While the real estate market continued to recover during 2012, and both sales volumes and property prices showed a gradual increase, the criteria that South Africa’s financial institutions expected people to meet in order to qualify for mortgage loans remained onerous. This resulted in many buyers not being able to obtain the necessary finance to purchase a property, says Peter Gilmour, Chairman of RE/MAX of Southern Africa. “Despite this challenge, 2012 was a solid year for real estate in South Africa.”
Gilmour points out that high debt-to-income ratios and a poor savings culture are the major reasons why many South African homebuyers have struggled to obtain finance. “South Africa only has a domestic savings rate of around 20% of GDP, compared to other emerging markets like China which has a domestic savings rate of around 50% of GDP. High debt and poor savings reflect negatively on affordability levels, which has held back the market and slowed down recovery. For this to change in 2013, South African consumers will need to focus on clearing their debt and starting a savings programme to ensure their ability to secure home loan finance in the future,” says Gilmour.
Even though the property market held some challenges in the year gone by, Gilmour notes that there were a number of positive events that will have a great impact on the market in the years ahead. He says that a significant move was the change of management of the Estate Agents Affairs Board (EAAB) from the Department of Trade and Industry to the Department of Human Settlements, which is being headed by Tokyo Sexwale. “We have every confidence that this change will have a positive effect on the industry in 2013 and we look forward to new era in the real estate business that is synonymous with good governance and transparency,” he says.
Added to this, Gilmour also points to the large numbers of agents who continue to qualify with NQF4 and NQF5 certificates - an effort which he says will result in the continuous increase in the level of professionalism in the industry. “Furthermore, improved procedures by the EAAB will result in more agents obtaining their certificates to operate in a timely fashion,” he says.
So what does RE/MAX of Southern Africa see as the big issues for property in 2013?
“We certainly see another very interesting year ahead,” says Gilmour. “The more things change the more they stay the same. Despite all that has changed in recent years and all the technology advances that have assisted real estate professionals, the fundamentals of being successful remain the same.”
One of the most important fundamentals in business is relationships. Gilmour says that relationships have always been important, and will continue to remain a vital component of business success in 2013. “For sales professionals, 70% of housing consumers still choose an agent due to some form of personal relationship. While the percentage of homebuyers that find their agent online has increased substantially, technology will never be able to replicate or replace a personal relationship.”
Just as relationships form a key element of the property buying and selling process, so leadership is key to a successful real estate business. Gilmour says that good leadership is still paramount to agents and will largely determine which brokerage companies they associate with. “Strong principled leadership will continue to characterise successful companies in the year ahead.”
Gilmour is optimistic about property sales and house prices in the year ahead. “As investment in businesses and infrastructure increase, there will be a gradual increase in employment which will lead to increased demand for both rental properties and property to buy.
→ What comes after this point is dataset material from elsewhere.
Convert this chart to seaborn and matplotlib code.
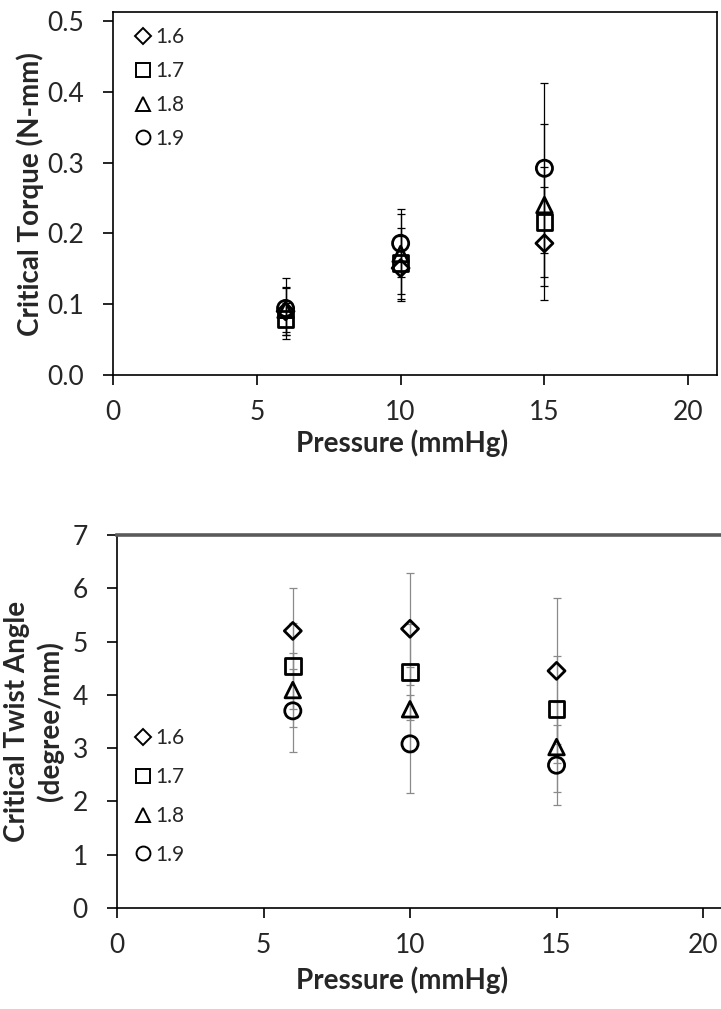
import numpy as np
import pandas as pd
import matplotlib
matplotlib.use("Agg")
import matplotlib.pyplot as plt
import seaborn as sns
from matplotlib.lines import Line2D

# ---- data ----
pressure = [6, 10, 15]
series = ["1.6", "1.7", "1.8", "1.9"]

torque_16 = [0.090, 0.151, 0.186]
torque_17 = [0.079, 0.158, 0.216]
torque_18 = [0.092, 0.171, 0.240]
torque_19 = [0.094, 0.186, 0.292]
torque_err_16 = [0.034, 0.046, 0.080]
torque_err_17 = [0.023, 0.050, 0.078]
torque_err_18 = [0.031, 0.056, 0.115]
torque_err_19 = [0.043, 0.048, 0.120]

twist_16 = [5.20, 5.24, 4.45]
twist_17 = [4.54, 4.43, 3.73]
twist_18 = [4.09, 3.73, 3.02]
twist_19 = [3.70, 3.08, 2.68]
twist_err_16 = [0.80, 1.05, 1.37]
twist_err_17 = [0.80, 0.90, 1.00]
twist_err_18 = [0.70, 0.80, 0.84]
twist_err_19 = [0.78, 0.92, 0.75]

torque_vals = [torque_16, torque_17, torque_18, torque_19]
torque_errs = [torque_err_16, torque_err_17, torque_err_18, torque_err_19]
twist_vals = [twist_16, twist_17, twist_18, twist_19]
twist_errs = [twist_err_16, twist_err_17, twist_err_18, twist_err_19]

markers = {"1.6": "D", "1.7": "s", "1.8": "^", "1.9": "o"}
msizes = {"1.6": 75, "1.7": 125, "1.8": 125, "1.9": 135}


def long_frame(vals, errs):
    rows = []
    for s, v, e in zip(series, vals, errs):
        for p, vv, ee in zip(pressure, v, e):
            rows.append({"Pressure": p, "Value": vv, "Err": ee, "Series": s})
    return pd.DataFrame(rows)


df_torque = long_frame(torque_vals, torque_errs)
df_twist = long_frame(twist_vals, twist_errs)

sns.set_style("white")
plt.rcParams["font.family"] = ["Lato", "DejaVu Sans"]

W, H = 721, 1009
fig = plt.figure(figsize=(W / 100, H / 100), dpi=100)
# top axes: left 113px, top 12px, right 717px, bottom 375px
ax1 = fig.add_axes([113 / W, 1 - 375 / H, (717 - 113) / W, (375 - 12) / H])
# bottom axes: left 117px, top 535px, bottom 908px, right beyond the image
ax2 = fig.add_axes([117 / W, 1 - 908 / H, (730 - 117) / W, (908 - 535) / H])


def draw(ax, df, ecolor, xlim, ylim, yticks, yfmt, ylabel, legend_y, lspacing,
         xlab_xy, ylab_xy):
    for s in series:
        d = df[df["Series"] == s]
        ax.errorbar(d["Pressure"], d["Value"], yerr=d["Err"], fmt="none",
                    ecolor=ecolor, elinewidth=0.9, capsize=3, capthick=0.9, zorder=1)
    for s in series:
        d = df[df["Series"] == s]
        sns.scatterplot(data=d, x="Pressure", y="Value", marker=markers[s],
                        s=msizes[s], facecolors="none", edgecolor="black",
                        linewidth=2.0, ax=ax, zorder=3, legend=False)
    ax.set_xlim(*xlim)
    ax.set_xticks([0, 5, 10, 15, 20])
    ax.set_ylim(*ylim)
    ax.set_yticks(yticks)
    ax.set_yticklabels([yfmt.format(t) for t in yticks])
    ax.tick_params(axis="both", labelsize=19, direction="out", length=7,
                   width=1.2, color="black", left=True, bottom=True)
    ax.tick_params(axis="y", pad=14)
    ax.tick_params(axis="x", pad=11)
    for sp in ax.spines.values():
        sp.set_color("black")
        sp.set_linewidth(1.2)
        sp.set_visible(True)
    ax.set_xlabel("Pressure (mmHg)", fontsize=20, fontweight="bold")
    ax.set_ylabel(ylabel, fontsize=20, fontweight="bold", linespacing=1.3)
    ax.xaxis.set_label_coords(*xlab_xy)
    ax.xaxis.label.set_va("center")
    ax.yaxis.set_label_coords(*ylab_xy)
    ax.yaxis.label.set_va("center")
    handles = [Line2D([], [], linestyle="none", marker=markers[s],
                      markersize=(8 if s == "1.6" else 10),
                      markerfacecolor="none", markeredgecolor="black", markeredgewidth=1.4)
               for s in series]
    ax.legend(handles, series, loc="upper left",
              bbox_to_anchor=(122 / W, 1 - legend_y / H), bbox_transform=fig.transFigure,
              frameon=False, fontsize=15, handletextpad=0.0, handlelength=1.2,
              labelspacing=lspacing, borderaxespad=0)


draw(ax1, df_torque, "black", (0, 21), (0, 0.5127), [0.0, 0.1, 0.2, 0.3, 0.4, 0.5], "{:.1f}",
     "Critical Torque (N-mm)", 19, 0.66, (0.478, -0.187), (-0.137, 0.499))
draw(ax2, df_twist, "#8a8a8a", (0, 20.92), (0, 7), [0, 1, 2, 3, 4, 5, 6, 7], "{:d}",
     "Critical Twist Angle\n(degree/mm)", 720, 0.9, (0.465, -0.193), (-0.135, 0.5))

# bottom chart: heavy grey border at the top
ax2.spines["top"].set_color("#5a5a5a")
ax2.spines["top"].set_linewidth(2.6)

fig.savefig("out.png", dpi=100)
“Home prices are expected to continue their gradual rise in 2013, especially in the high demand areas and price brackets, while interest rates are expected to remain low, therefore presenting buyers who have cash and can qualify for mortgage finance with a great opportunity to invest in a home at a good price.” He adds that due to the limited access to finance, it is expected that the rental market will continue to grow rapidly in the year ahead.
Buying patterns will also start to be more closely linked to the rising cost of living as buyers base their purchasing decisions on living costs more so than ever before. “As prices of petrol, electricity and the like continue to rise, buyers will be looking to buy functionally – closer to schools, work and lifestyle attractions. Buyers will also be looking for other cost-saving mechanisms in the homes they buy, such as solar heating, proper insulation and other green and energy saving features.”
Gilmour concludes by saying that overall, he expects 2013 to be a year of measured improvement in the real estate market. “While the growth in real estate in the year ahead may not be substantial, it will certainly provide opportunity for buyers, renters, agents and real estate companies to improve their situations and benefit from the relative economic stability that South Africa has to offer.”